Sunday, May 22, 2011

Little Encouragements

*Sigh*.  Graduation.  All my highschool life, I've waited and worked for this- to be able to breathe, relax, call it over.  I'm sitting here on the bed watching raindrops bounce off of the flowers in the garden below my open window.  I can finally afford to chill out a bit and just take it all in.  I love the rain, I love the breeze through open windows, and I love hot vanilla tea.  I also love to be able to enjoy those things without the constant feeling of stress weighing me down.  I feel the need to share the phrase that has been repeating itself in my head like a mantra since I heard it.  But first, I need to tell the story.
It was December 18th.  I was working an annual Christmas Tea catering job, and everything was going wrong.  We ran out of dishes, the tea from the boiler was cold and we couldn't figure out why, things were misplaced, and a few carefully counted finger sandwiches had been dropped on the floor, rendering them useless and us sandwich-less.  The hundred-and-some tea-goers were getting antsy, and therefore somewhat rude to us.  Fast-forward two hours.  The guests had left, the dishes were being collected from the tables, and we had somehow managed to keep everyone satisfied and a teacup never ran empty.  How the three of us had managed it, I will never know.  But as we were exhaustedly (and somewhat deliriously) washing lipstick-stained teacups, the manager of the venue paid us a visit in the kitchen.  She had been in a few other times to check on us and offer help, but staying professional, we had politely declined and said that we were just fine.  During this particular visit, however, she asked us how we had managed with so many mishaps.  After relating the whole story and the things we had used to make-do, she smiled a small smile and said just a few simple words to us that I will never forget.  "See," she said, pouring herself a cup of leftover tea, "it's never as bad as you think."
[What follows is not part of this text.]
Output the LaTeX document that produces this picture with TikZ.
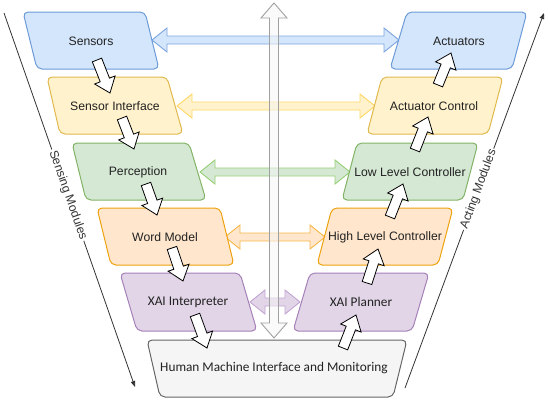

Those words have rung in my ears since December 18th and have become a motto for me.  During this schoolyear I have been so stressed, and it seems that a majority of the days have been days just like December 18th- when everything seems to be going wrong, and nobody can understand why I'm so frantic.  However, the profound little phrase that Mary said to us in the kitchen that night has struck a chord with me and comforted me whenever I feel like it can't possibly be any worse.  I just convince myself that its not as bad as I think, and someday, in retrospect, I will realize that that phrase couldn't be more true.
That day has finally come.  I'm down to the last sip of my vanilla tea, the rain has slowed to a slight drizzle, and the breeze that's dancing through my open window smells like fresh earth.  I'm in that state of retrospect now, and I see that it was indeed, not as bad as I thought.